> [GIVEN REQUEST]
Starting with the first line of the data below, copy each line up to and including the one containing "0.052, 0.052, 0.048]". Pictures stay out.

> [RECORDED DATA]

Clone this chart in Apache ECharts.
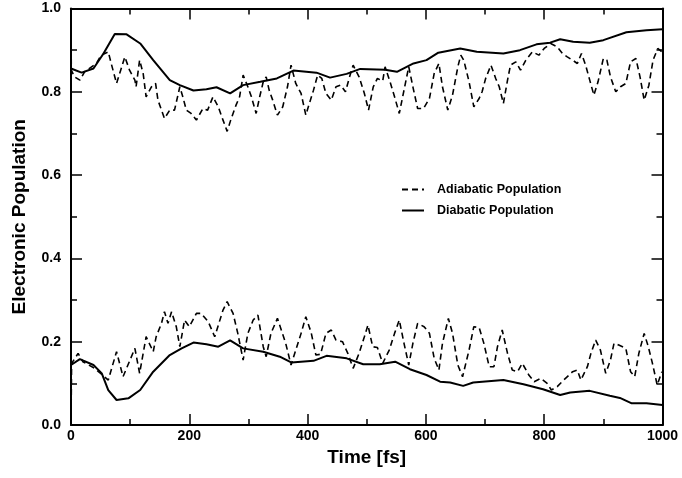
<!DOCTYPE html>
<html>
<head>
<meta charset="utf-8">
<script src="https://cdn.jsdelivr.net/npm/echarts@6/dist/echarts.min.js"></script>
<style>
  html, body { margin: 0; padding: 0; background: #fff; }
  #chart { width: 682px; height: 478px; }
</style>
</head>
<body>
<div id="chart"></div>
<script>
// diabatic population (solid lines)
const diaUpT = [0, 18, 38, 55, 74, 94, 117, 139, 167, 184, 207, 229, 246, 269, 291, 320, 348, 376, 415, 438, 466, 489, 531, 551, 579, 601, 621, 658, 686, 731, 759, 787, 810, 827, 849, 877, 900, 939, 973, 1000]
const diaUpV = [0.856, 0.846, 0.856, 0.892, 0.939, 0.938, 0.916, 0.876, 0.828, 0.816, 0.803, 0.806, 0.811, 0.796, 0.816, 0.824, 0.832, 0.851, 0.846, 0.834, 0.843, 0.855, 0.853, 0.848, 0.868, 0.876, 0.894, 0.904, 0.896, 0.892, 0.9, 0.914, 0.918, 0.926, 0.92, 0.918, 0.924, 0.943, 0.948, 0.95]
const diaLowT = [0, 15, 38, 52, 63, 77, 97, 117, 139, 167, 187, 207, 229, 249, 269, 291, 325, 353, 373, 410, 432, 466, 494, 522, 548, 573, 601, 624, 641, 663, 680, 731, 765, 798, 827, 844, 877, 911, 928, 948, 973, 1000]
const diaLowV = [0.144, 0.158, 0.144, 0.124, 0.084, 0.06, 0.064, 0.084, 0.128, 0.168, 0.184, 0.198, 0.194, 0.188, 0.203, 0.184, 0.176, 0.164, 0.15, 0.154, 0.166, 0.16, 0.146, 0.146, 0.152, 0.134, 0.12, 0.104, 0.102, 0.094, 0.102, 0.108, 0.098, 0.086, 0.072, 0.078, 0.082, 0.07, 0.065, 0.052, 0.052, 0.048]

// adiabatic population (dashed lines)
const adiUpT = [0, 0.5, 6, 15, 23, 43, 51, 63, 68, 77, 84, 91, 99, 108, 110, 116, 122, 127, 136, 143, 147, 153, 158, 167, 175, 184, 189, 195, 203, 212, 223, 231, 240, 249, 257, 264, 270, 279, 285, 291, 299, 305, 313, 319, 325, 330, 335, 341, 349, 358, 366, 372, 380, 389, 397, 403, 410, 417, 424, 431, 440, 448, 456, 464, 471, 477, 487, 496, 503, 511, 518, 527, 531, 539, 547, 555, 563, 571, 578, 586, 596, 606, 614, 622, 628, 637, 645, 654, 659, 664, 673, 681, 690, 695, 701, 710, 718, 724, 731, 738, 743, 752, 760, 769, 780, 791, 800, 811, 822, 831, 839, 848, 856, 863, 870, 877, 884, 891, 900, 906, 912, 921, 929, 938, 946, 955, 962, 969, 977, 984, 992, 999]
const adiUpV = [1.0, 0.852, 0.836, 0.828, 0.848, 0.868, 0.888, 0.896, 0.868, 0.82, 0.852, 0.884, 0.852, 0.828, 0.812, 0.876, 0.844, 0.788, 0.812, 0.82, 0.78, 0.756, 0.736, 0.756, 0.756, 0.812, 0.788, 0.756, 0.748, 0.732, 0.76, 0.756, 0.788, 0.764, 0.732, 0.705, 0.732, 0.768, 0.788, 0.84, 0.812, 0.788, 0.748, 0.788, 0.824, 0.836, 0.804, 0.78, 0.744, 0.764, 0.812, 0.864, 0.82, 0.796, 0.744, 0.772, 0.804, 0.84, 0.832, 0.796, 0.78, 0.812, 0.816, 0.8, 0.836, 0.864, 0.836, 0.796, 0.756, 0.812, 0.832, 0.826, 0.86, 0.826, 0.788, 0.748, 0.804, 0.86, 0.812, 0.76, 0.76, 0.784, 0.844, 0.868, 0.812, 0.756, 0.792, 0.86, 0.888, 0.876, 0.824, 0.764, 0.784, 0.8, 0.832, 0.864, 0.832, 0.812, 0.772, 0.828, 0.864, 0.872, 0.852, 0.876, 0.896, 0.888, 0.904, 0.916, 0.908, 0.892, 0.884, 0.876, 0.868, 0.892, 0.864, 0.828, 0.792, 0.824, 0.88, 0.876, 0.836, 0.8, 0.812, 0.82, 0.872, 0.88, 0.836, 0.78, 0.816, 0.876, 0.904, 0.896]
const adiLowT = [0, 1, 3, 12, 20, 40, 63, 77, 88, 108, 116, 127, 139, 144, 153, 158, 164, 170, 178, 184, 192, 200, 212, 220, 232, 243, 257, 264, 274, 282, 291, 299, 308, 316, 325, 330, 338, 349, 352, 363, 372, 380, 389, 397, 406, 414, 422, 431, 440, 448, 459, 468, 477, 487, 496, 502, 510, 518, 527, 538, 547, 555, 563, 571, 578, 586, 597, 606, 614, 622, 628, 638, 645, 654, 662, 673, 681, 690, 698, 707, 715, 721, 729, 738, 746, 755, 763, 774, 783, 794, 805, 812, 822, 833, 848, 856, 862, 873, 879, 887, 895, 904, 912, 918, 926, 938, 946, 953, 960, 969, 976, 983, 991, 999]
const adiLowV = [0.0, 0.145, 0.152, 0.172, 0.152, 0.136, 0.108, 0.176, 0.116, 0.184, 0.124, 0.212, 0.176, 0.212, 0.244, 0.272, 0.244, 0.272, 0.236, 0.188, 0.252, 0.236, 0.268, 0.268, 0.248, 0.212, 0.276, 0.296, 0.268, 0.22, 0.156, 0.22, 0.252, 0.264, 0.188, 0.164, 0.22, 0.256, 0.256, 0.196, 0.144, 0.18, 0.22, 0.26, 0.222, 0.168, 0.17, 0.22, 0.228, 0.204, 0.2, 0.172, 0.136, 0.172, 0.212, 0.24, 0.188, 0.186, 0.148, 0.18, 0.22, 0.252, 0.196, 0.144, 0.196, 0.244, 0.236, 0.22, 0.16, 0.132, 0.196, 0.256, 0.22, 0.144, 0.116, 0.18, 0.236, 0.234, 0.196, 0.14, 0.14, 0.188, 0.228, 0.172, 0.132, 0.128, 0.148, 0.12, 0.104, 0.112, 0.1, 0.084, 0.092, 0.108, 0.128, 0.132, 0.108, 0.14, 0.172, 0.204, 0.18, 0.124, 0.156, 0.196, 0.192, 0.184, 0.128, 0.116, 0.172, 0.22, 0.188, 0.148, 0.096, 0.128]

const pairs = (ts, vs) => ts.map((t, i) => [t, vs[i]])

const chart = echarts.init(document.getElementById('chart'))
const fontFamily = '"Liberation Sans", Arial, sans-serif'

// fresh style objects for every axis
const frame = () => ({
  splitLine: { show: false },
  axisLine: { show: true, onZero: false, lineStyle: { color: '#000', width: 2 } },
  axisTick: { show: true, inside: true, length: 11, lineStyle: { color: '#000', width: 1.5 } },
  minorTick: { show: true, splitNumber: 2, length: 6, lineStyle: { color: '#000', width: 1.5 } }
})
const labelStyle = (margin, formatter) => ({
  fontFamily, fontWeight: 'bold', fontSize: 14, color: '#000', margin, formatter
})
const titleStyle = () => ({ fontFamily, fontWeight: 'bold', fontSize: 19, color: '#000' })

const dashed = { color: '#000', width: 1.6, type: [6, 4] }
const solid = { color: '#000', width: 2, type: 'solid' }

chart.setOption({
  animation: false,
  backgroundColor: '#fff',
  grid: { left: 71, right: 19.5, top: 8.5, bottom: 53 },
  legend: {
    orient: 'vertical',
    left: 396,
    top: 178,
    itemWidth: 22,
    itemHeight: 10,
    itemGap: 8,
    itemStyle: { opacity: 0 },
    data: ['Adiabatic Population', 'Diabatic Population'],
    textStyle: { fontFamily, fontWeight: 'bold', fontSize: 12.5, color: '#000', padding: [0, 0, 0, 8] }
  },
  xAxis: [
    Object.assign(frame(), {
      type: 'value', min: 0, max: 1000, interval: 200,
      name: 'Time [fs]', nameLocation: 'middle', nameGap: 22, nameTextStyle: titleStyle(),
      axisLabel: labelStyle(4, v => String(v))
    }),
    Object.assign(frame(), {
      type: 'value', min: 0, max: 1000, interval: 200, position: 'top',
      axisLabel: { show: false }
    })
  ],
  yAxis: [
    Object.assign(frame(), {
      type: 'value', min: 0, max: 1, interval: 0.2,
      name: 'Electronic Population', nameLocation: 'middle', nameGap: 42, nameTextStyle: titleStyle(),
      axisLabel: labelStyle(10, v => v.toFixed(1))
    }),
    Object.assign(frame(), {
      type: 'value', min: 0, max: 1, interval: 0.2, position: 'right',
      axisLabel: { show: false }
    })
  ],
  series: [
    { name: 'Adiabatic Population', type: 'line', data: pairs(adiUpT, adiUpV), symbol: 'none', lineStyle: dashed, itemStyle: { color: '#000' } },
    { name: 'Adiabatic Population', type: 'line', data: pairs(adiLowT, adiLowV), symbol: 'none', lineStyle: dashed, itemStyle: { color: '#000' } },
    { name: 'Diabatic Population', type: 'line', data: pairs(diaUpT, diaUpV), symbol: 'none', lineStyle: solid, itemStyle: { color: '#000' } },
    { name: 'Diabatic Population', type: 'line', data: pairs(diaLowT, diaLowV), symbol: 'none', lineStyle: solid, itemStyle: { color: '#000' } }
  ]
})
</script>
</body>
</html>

> [RESULT]
Clone this chart in Apache ECharts.
<!DOCTYPE html>
<html>
<head>
<meta charset="utf-8">
<script src="https://cdn.jsdelivr.net/npm/echarts@6/dist/echarts.min.js"></script>
<style>
  html, body { margin: 0; padding: 0; background: #fff; }
  #chart { width: 682px; height: 478px; }
</style>
</head>
<body>
<div id="chart"></div>
<script>
// diabatic population (solid lines)
const diaUpT = [0, 18, 38, 55, 74, 94, 117, 139, 167, 184, 207, 229, 246, 269, 291, 320, 348, 376, 415, 438, 466, 489, 531, 551, 579, 601, 621, 658, 686, 731, 759, 787, 810, 827, 849, 877, 900, 939, 973, 1000]
const diaUpV = [0.856, 0.846, 0.856, 0.892, 0.939, 0.938, 0.916, 0.876, 0.828, 0.816, 0.803, 0.806, 0.811, 0.796, 0.816, 0.824, 0.832, 0.851, 0.846, 0.834, 0.843, 0.855, 0.853, 0.848, 0.868, 0.876, 0.894, 0.904, 0.896, 0.892, 0.9, 0.914, 0.918, 0.926, 0.92, 0.918, 0.924, 0.943, 0.948, 0.95]
const diaLowT = [0, 15, 38, 52, 63, 77, 97, 117, 139, 167, 187, 207, 229, 249, 269, 291, 325, 353, 373, 410, 432, 466, 494, 522, 548, 573, 601, 624, 641, 663, 680, 731, 765, 798, 827, 844, 877, 911, 928, 948, 973, 1000]
const diaLowV = [0.144, 0.158, 0.144, 0.124, 0.084, 0.06, 0.064, 0.084, 0.128, 0.168, 0.184, 0.198, 0.194, 0.188, 0.203, 0.184, 0.176, 0.164, 0.15, 0.154, 0.166, 0.16, 0.146, 0.146, 0.152, 0.134, 0.12, 0.104, 0.102, 0.094, 0.102, 0.108, 0.098, 0.086, 0.072, 0.078, 0.082, 0.07, 0.065, 0.052, 0.052, 0.048]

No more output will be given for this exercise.